Yeni materyalizm ve feminizm, günümüz sanat sahnesinde giderek daha fazla ilgi çeken ve tartışılan kavramlar arasında. Bu perspektiflerde üretilen işler geleneksel cinsiyet rollerini, insan olmayan varlıkları, doğayı ve teknolojiyi içeren bir çerçeve içinde sunarak izleyiciye insan ile insan olmayan arasındaki ilişkileri sorgulatıyor. Henüz geniş bir şekilde tartışılmayan bu kavramları Azeri, eserleriyle Türkiye’nin sanat gündemine taşıyan öncülerden biri olarak dikkat çekiyor.

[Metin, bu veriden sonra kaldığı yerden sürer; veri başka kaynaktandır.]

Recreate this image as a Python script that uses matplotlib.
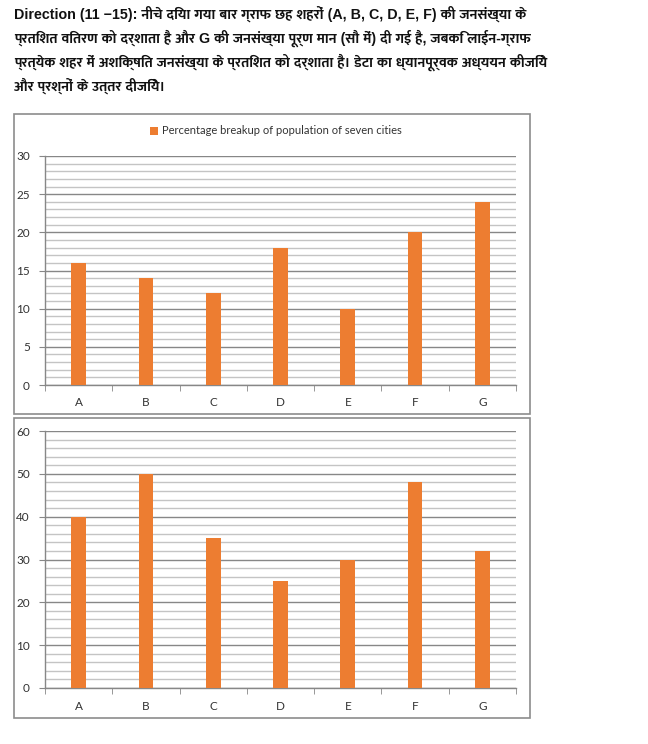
import matplotlib
matplotlib.use('Agg')
import matplotlib.pyplot as plt
from matplotlib.patches import Rectangle
from matplotlib.ticker import MultipleLocator, FixedLocator

cities = ['A', 'B', 'C', 'D', 'E', 'F', 'G']
population_pct = [16, 14, 12, 18, 10, 20, 24]
illiterate_pct = [40, 50, 35, 25, 30, 48, 32]
legend_label = 'Percentage breakup of population of seven cities'

title_lines = [
    'Direction (11 \u221215): नीचे दिया गया बार ग्राफ छह शहरों (A, B, C, D, E, F) की जनसंख्या के',
    'प्रतिशत वितरण को दर्शाता है और G की जनसंख्या पूर्ण मान (सौ में) दी गई है, जबकि लाईन-ग्राफ',
    'प्रत्येक शहर में अशिक्षित जनसंख्या के प्रतिशत को दर्शाता है। डेटा का ध्यानपूर्वक अध्ययन कीजिये',
    'और प्रश्नों के उत्तर दीजिये।',
]

W, H = 648, 744
bar_color = '#ED7D31'
major_grid = '#878787'
minor_grid = '#C4C4C4'
axis_color = '#878787'
tick_font = ['Lato', 'DejaVu Sans']
hindi_font = ['Liberation Sans Narrow', 'Liberation Sans', 'Ek Mukta', 'FreeSans', 'DejaVu Sans']

fig = plt.figure(figsize=(W / 100, H / 100), dpi=100)

# heading text
for i, line in enumerate(title_lines):
    fig.text(14 / W, 1 - (14 + 24 * i) / H, line, fontsize=10.3, fontweight='bold',
             family=hindi_font, va='center', ha='left', color='#111111')


def fx(px):
    return px / W


def fy(py):
    return 1 - py / H


def draw_chart(box_top, box_bot, ax_top, ax_bot, values, ymax, major, minor, legend):
    # frame around chart
    fig.patches.append(Rectangle((fx(14), fy(box_bot)), fx(530) - fx(14), fy(box_top) - fy(box_bot),
                                 transform=fig.transFigure, fill=False, edgecolor='#8c8c8c', lw=1.2))
    ax = fig.add_axes([fx(45), fy(ax_bot), fx(516) - fx(45), fy(ax_top) - fy(ax_bot)])
    x = list(range(len(cities)))
    bars = ax.bar(x, values, width=0.22, color=bar_color, zorder=3, label=legend_label)
    ax.set_xlim(-0.5, len(cities) - 0.5)
    ax.set_ylim(0, ymax)
    ax.yaxis.set_major_locator(MultipleLocator(major))
    ax.yaxis.set_minor_locator(MultipleLocator(minor))
    ax.grid(which='major', axis='y', color=major_grid, lw=1.0, zorder=1)
    ax.grid(which='minor', axis='y', color=minor_grid, lw=1.0, zorder=0)
    for s in ['top', 'right']:
        ax.spines[s].set_visible(False)
    for s in ['left', 'bottom']:
        ax.spines[s].set_color(axis_color)
        ax.spines[s].set_linewidth(1.0)
    ax.set_xticks(x)
    ax.set_xticklabels(cities)
    ax.xaxis.set_minor_locator(FixedLocator([i - 0.5 for i in range(len(cities) + 1)]))
    ax.tick_params(axis='x', which='major', length=0, pad=9, labelsize=8.5, labelcolor='#333333')
    ax.tick_params(axis='x', which='minor', length=4, color=axis_color, direction='out')
    ax.tick_params(axis='y', which='major', length=4, color=axis_color, pad=7,
                   labelsize=8.5, labelcolor='#333333')
    ax.tick_params(axis='y', which='minor', length=0)
    for lab in ax.get_xticklabels() + ax.get_yticklabels():
        lab.set_family(tick_font)
    if legend:
        fig.legend(handles=[bars], loc='center', bbox_to_anchor=(fx(276), fy(131)),
                   frameon=False, handlelength=0.7, handleheight=0.7,
                   handletextpad=0.4, prop={'family': tick_font, 'size': 8},
                   labelcolor='#333333')
    return ax


draw_chart(114, 414, 156, 385, population_pct, 30, 5, 1, True)
draw_chart(418, 718, 431, 688, illiterate_pct, 60, 10, 2, False)

fig.savefig('out.png', dpi=100)
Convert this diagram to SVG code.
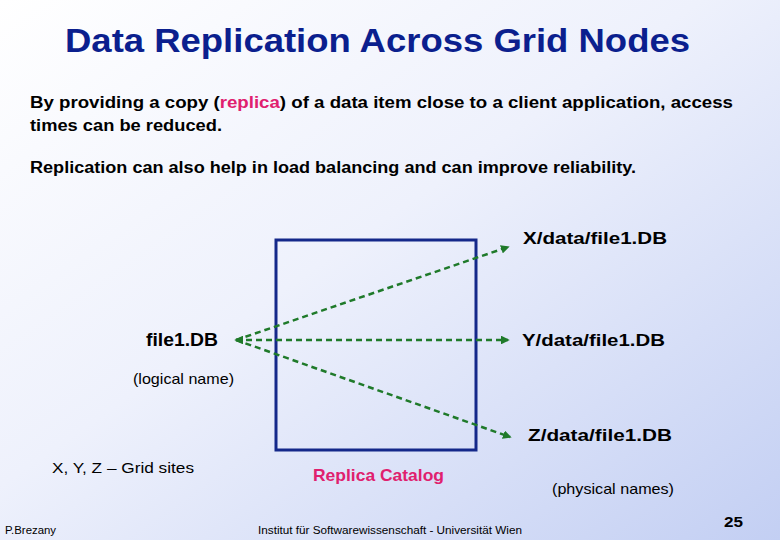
<svg xmlns="http://www.w3.org/2000/svg" width="780" height="540" viewBox="0 0 780 540">
<defs>
<linearGradient id="bg" x1="0" y1="0" x2="1" y2="1">
<stop offset="0" stop-color="#ffffff"/>
<stop offset="0.45" stop-color="#eef1fc"/>
<stop offset="1" stop-color="#c3cff3"/>
</linearGradient>
<marker id="ah" viewBox="0 0 10 10" refX="8" refY="5" markerWidth="3.5" markerHeight="3.5" orient="auto-start-reverse">
<path d="M0,0 L10,5 L0,10 z" fill="#1f7a2a"/>
</marker>
<style>
.t{font-family:"Comic Sans MS","Liberation Sans",sans-serif;font-weight:bold;fill:#000}
.n{font-family:"Comic Sans MS","Liberation Sans",sans-serif;fill:#000}
.c{fill:none;stroke:#1f7a2a;stroke-width:2.5;stroke-dasharray:6,4}
</style>
</defs>
<rect width="780" height="540" fill="url(#bg)"/>
<text x="65" y="52" class="t" style="fill:#0b1f8e;font-size:33px" textLength="625" lengthAdjust="spacingAndGlyphs">Data Replication Across Grid Nodes</text>
<text x="30" y="108" class="t" font-size="16" textLength="703" lengthAdjust="spacingAndGlyphs">By providing a copy (<tspan fill="#e0206e">replica</tspan>) of a data item close to a client application, access</text>
<text x="30" y="131" class="t" font-size="16" textLength="192" lengthAdjust="spacingAndGlyphs">times can be reduced.</text>
<text x="30" y="173" class="t" font-size="16" textLength="606" lengthAdjust="spacingAndGlyphs">Replication can also help in load balancing and can improve reliability.</text>
<g id="catalog">
<rect x="276" y="240" width="200" height="210" fill="none" stroke="#14288a" stroke-width="3"/>
<text x="313" y="481" class="t" style="fill:#e0206e" font-size="17" textLength="131" lengthAdjust="spacingAndGlyphs">Replica Catalog</text>
</g>
<g id="connectors">
<line class="c" x1="236" y1="340" x2="508" y2="247" marker-end="url(#ah)"/>
<line class="c" x1="236" y1="340" x2="508" y2="340" marker-start="url(#ah)" marker-end="url(#ah)"/>
<line class="c" x1="236" y1="340" x2="510" y2="437" marker-end="url(#ah)"/>
</g>
<g id="logical">
<text x="146" y="346" class="t" font-size="18" textLength="72" lengthAdjust="spacingAndGlyphs">file1.DB</text>
<text x="133" y="384" class="n" font-size="15" textLength="101" lengthAdjust="spacingAndGlyphs">(logical name)</text>
</g>
<g id="x-site"><text x="523" y="244" class="t" font-size="17" textLength="144" lengthAdjust="spacingAndGlyphs">X/data/file1.DB</text></g>
<g id="y-site"><text x="522" y="346" class="t" font-size="17" textLength="143" lengthAdjust="spacingAndGlyphs">Y/data/file1.DB</text></g>
<g id="z-site"><text x="528" y="441" class="t" font-size="17" textLength="144" lengthAdjust="spacingAndGlyphs">Z/data/file1.DB</text></g>
<text x="552" y="494" class="n" font-size="15" textLength="122" lengthAdjust="spacingAndGlyphs">(physical names)</text>
<text x="52" y="473" class="n" font-size="15" textLength="142" lengthAdjust="spacingAndGlyphs">X, Y, Z – Grid sites</text>
<text x="5" y="534" class="n" font-size="10" textLength="51" lengthAdjust="spacingAndGlyphs">P.Brezany</text>
<text x="258" y="534" class="n" font-size="10" textLength="264" lengthAdjust="spacingAndGlyphs">Institut für Softwarewissenschaft - Universität Wien</text>
<text x="724" y="527" class="t" font-size="14" textLength="19" lengthAdjust="spacingAndGlyphs">25</text>
</svg>
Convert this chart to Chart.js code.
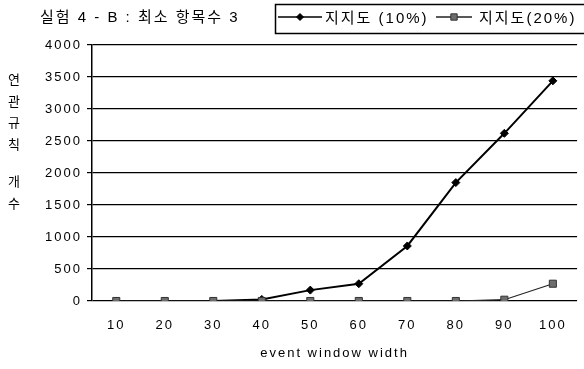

Azeri’nin insan ile insan olmayanı buluşturduğu “Ben Nesneler” serisi ilk kez 2003’te Karşı Sanat Çalışmaları mekânında gerçekleşen Aileye Mahsustur isimli grup sergisinde yer alıyor. Serideki “bıçak” işinde, dikey duran bıçaktan patates soyan bir kadının yüzü görülüyor. Bıçağın içine hapsolmuş bu kadının duruşu, eril hiyerarşinin içine hapsolmayı da simgeleyerek kadın cinayetlerine gönderme yapıyor; tıpkı “ütü” işinde olduğu gibi (bu kez kadının yüzü ütüye hapsolmuştur). Yeni materyalizm tartışmalarının en eski örneklerinden olan seri için sanatçı, “hapsedildiği nesnelerin içinden kendini tanımlamakta olan birçok kadın için bir metafor oluşturmayı amaçladığını” ifade ediyor.